William Thomson de Kelvin quizás fue quien lo resumió mejor, en una conferencia pronunciada en 1900: «En la física, un conjunto perfectamente armonioso y en esencia acabado, sólo atisbo dos oscuras nubecillas en el horizonte: el resultado negativo del experimento de Michelson y Morley y la catástrofe ultravioleta al explicar la radiación del cuerpo negro».

¿Qué sucedió luego? Cuando se desanubló el panorama, tras aquellos nubarrones surgió la relatividad einsteiniana y la teoría cuántica. De súbito, las puertas tan decimonónica y prematuramente cerradas saltaron hechas añicos, evidenciándose innovadores enfoques y nuevos sentidos para la materia, la energía, el espacio y el tiempo. El conocimiento humano dio un paso de gigante, poniendo en tela de juicio, de una vez y acaso para siempre, su naturaleza misma.

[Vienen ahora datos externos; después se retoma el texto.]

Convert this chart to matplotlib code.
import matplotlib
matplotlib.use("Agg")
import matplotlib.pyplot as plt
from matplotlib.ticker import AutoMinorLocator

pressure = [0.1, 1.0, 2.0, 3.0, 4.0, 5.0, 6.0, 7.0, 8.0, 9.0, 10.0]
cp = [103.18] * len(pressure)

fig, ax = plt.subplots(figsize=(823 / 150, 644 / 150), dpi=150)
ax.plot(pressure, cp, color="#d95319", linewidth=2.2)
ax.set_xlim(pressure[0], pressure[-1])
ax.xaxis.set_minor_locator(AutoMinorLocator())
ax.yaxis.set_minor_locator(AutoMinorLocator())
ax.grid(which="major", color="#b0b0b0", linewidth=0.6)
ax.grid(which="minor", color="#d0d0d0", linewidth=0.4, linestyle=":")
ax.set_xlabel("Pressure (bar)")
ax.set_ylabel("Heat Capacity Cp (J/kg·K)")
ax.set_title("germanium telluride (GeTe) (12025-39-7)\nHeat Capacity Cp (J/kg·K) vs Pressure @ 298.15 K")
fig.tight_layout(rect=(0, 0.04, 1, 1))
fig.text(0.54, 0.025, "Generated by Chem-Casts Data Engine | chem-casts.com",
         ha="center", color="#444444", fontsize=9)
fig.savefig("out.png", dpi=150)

La muerte de la ciencia, pues, no es la primera vez que se pronostica, y por gentes más doctas que muchos de los actuales embalsamadores, que desconocen las leyes primera y segunda de Clarke y los trabajos de Derek John de Solla Price, padre de la cienciometría, a tenor de los cuales aproximadamente cada dos décadas viene duplicándose el número de descubrimientos científicos significativos. No obstante, para cualquiera que haya analizado estas leyes de progresión surge una duda: ¿el crecimiento es puramente exponencial o es logístico? Es decir, ¿será ilimitado el número de conocimientos o existe un confín, digamos, de saturación? Sin duda, anticipar la respuesta sería tremendamente especulativo, pero incluso si el crecimiento fuese de índole logística, la cienciometría nos indica que aún estamos en la parte exponencial de la curva.

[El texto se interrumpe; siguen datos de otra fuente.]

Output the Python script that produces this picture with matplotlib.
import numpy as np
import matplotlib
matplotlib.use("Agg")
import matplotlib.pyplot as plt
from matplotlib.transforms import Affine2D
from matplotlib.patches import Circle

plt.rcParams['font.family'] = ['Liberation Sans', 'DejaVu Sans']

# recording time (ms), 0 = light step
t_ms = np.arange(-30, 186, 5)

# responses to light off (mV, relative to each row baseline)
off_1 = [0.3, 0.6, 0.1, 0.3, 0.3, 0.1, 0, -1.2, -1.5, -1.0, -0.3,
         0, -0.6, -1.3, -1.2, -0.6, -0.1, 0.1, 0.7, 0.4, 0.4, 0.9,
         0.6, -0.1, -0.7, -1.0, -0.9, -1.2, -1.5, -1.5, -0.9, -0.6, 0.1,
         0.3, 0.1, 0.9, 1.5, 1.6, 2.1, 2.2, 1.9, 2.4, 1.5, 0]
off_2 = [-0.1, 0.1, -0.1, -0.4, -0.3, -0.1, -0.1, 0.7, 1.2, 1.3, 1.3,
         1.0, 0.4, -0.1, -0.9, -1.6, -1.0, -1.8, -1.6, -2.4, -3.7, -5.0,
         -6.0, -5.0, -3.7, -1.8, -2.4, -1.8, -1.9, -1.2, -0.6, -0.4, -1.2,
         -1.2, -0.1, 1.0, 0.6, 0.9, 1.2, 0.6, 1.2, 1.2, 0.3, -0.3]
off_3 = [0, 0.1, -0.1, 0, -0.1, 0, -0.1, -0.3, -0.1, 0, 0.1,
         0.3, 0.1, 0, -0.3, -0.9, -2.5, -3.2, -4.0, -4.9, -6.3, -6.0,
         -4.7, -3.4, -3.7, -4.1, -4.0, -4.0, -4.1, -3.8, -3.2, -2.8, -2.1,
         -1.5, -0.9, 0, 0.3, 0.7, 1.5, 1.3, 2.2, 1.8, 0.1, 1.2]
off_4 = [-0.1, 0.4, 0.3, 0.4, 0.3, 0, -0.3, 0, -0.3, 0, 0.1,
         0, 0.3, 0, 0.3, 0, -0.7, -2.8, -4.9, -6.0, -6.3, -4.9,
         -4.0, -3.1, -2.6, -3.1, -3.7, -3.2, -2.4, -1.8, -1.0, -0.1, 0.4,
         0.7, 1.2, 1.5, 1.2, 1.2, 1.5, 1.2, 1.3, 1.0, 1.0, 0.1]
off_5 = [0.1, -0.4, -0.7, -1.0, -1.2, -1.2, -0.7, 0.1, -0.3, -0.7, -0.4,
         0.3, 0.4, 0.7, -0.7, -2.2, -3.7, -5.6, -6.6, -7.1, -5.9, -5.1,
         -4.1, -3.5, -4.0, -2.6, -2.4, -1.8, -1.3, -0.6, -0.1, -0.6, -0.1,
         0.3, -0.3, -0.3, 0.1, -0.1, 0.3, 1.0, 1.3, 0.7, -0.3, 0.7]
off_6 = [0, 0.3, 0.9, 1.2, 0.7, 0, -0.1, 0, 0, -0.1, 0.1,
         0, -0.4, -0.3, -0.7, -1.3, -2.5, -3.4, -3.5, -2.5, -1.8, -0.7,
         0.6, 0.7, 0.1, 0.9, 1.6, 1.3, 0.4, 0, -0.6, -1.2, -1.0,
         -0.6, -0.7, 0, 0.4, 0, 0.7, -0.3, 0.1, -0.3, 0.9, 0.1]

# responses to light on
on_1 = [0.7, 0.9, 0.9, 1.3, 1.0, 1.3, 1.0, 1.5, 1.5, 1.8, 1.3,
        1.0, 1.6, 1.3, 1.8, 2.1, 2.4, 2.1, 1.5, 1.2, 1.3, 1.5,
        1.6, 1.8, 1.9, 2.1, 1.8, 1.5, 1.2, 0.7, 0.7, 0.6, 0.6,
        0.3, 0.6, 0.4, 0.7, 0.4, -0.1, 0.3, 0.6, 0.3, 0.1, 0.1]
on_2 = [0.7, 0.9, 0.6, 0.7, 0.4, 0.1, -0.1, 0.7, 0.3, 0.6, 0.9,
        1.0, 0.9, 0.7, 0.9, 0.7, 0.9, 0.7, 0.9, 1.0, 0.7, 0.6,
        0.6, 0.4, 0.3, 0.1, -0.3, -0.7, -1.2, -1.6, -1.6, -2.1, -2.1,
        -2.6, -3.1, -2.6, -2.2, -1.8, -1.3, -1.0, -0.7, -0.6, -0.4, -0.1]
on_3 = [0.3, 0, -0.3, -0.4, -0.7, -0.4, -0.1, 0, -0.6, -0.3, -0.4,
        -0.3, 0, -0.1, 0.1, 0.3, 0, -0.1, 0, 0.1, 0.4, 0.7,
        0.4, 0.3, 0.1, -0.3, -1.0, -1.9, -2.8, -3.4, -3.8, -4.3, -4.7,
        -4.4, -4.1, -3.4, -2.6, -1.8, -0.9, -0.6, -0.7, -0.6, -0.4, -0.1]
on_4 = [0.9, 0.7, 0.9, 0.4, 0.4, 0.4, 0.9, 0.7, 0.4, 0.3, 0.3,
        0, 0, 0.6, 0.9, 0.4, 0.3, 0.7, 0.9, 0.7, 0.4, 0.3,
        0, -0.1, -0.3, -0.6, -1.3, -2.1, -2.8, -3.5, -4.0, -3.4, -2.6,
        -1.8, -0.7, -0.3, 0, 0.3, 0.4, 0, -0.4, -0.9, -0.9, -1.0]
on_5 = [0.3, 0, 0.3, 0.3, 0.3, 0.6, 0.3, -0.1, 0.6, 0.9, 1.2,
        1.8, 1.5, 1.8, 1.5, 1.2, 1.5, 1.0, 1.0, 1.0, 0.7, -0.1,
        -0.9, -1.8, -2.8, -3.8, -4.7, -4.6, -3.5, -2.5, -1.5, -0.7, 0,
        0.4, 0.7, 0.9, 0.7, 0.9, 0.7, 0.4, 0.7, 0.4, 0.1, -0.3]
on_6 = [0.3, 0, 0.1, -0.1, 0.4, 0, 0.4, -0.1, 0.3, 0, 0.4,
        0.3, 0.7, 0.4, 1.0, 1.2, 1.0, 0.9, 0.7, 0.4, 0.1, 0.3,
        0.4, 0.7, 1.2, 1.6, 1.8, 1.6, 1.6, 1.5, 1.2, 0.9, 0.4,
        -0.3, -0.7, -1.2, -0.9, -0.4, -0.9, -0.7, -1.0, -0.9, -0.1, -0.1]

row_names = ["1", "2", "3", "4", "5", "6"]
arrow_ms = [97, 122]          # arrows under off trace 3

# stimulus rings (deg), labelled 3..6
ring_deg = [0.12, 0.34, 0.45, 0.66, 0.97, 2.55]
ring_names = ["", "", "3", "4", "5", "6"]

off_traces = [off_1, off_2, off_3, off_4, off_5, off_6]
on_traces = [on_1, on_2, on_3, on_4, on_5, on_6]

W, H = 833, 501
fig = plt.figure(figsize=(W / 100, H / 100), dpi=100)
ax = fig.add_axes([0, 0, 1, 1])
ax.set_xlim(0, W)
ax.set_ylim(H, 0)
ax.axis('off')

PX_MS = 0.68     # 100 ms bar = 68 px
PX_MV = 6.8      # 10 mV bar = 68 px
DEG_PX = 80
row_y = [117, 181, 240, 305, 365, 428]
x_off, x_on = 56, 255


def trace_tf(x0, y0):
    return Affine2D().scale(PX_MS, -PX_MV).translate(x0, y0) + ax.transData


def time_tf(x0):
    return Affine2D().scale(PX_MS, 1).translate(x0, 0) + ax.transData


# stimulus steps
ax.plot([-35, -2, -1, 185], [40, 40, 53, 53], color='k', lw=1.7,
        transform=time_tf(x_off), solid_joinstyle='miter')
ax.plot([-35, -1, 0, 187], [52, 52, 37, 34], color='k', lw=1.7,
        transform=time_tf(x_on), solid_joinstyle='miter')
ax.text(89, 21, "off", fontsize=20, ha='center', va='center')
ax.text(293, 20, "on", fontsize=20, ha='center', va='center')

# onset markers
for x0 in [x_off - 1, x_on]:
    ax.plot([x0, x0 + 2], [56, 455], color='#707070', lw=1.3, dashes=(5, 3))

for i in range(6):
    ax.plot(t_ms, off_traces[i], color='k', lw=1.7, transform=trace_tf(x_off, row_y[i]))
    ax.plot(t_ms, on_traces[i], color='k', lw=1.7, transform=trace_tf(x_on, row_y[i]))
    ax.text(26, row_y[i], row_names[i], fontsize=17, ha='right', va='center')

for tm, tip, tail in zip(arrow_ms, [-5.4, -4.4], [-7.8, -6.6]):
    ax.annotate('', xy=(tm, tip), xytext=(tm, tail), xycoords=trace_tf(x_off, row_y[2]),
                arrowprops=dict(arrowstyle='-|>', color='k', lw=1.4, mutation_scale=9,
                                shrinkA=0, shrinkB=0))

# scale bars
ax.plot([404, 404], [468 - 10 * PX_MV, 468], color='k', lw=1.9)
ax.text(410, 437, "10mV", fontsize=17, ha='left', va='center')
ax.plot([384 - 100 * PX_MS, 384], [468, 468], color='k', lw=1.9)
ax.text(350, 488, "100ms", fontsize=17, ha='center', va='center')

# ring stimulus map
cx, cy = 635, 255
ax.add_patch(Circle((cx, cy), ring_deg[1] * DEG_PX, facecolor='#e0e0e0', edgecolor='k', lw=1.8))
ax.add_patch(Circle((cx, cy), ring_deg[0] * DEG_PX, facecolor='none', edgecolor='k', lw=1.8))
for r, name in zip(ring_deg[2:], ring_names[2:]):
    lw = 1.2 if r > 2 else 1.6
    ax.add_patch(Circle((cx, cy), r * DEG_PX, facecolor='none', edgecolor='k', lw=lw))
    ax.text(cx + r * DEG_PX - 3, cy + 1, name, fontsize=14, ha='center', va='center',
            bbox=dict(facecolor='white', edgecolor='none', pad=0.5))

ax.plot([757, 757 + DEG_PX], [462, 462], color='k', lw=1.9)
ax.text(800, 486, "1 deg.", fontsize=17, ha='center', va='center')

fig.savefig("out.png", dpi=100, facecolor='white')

Entonces, ¿qué podría estar ocurriendo? No son pocas las personas dedicadas de un modo u otro a la ciencia, que, como Robert B. Laughlin (The Crime of Reason: And the Closing of the Scientific Mind, 2008), premio Nobel de física, señalan que la legislación sobre patentes y la seguridad nacional tienen perversas consecuencias en contra de la imaginación y la innovación. Aun así, según mi criterio, es muy difícil ponerle puertas al campo y, por supuesto, hay infinidad de problemas científicos planteados a la espera de ser resueltos: la unión del hiato entre el mundo relativista y el cuántico, la explicación de los qualia, la comprensión del origen de la vida, o de la homoquiralidad de azúcares y proteínas, o de la estructura tridimensional de las proteínas a partir de su secuencia de aminoácidos, o de la catástrofe del vacío, o del efecto Pioneer, o de la anómala estabilidad del catión norbornilo en disolución, o de la encefalitis letárgica, o de qué propiedades macroscópicas pueden determinarse conociendo las microscópicas… y ello sin citar los innumerables enigmas matemáticos que se plantean sin cesar, a la espera de su desenlace.
Estoy persuadido de que la ciencia tienen muchas e insólitas sorpresas que ofrecernos en el futuro, lo que no comporta que todas sean agradables.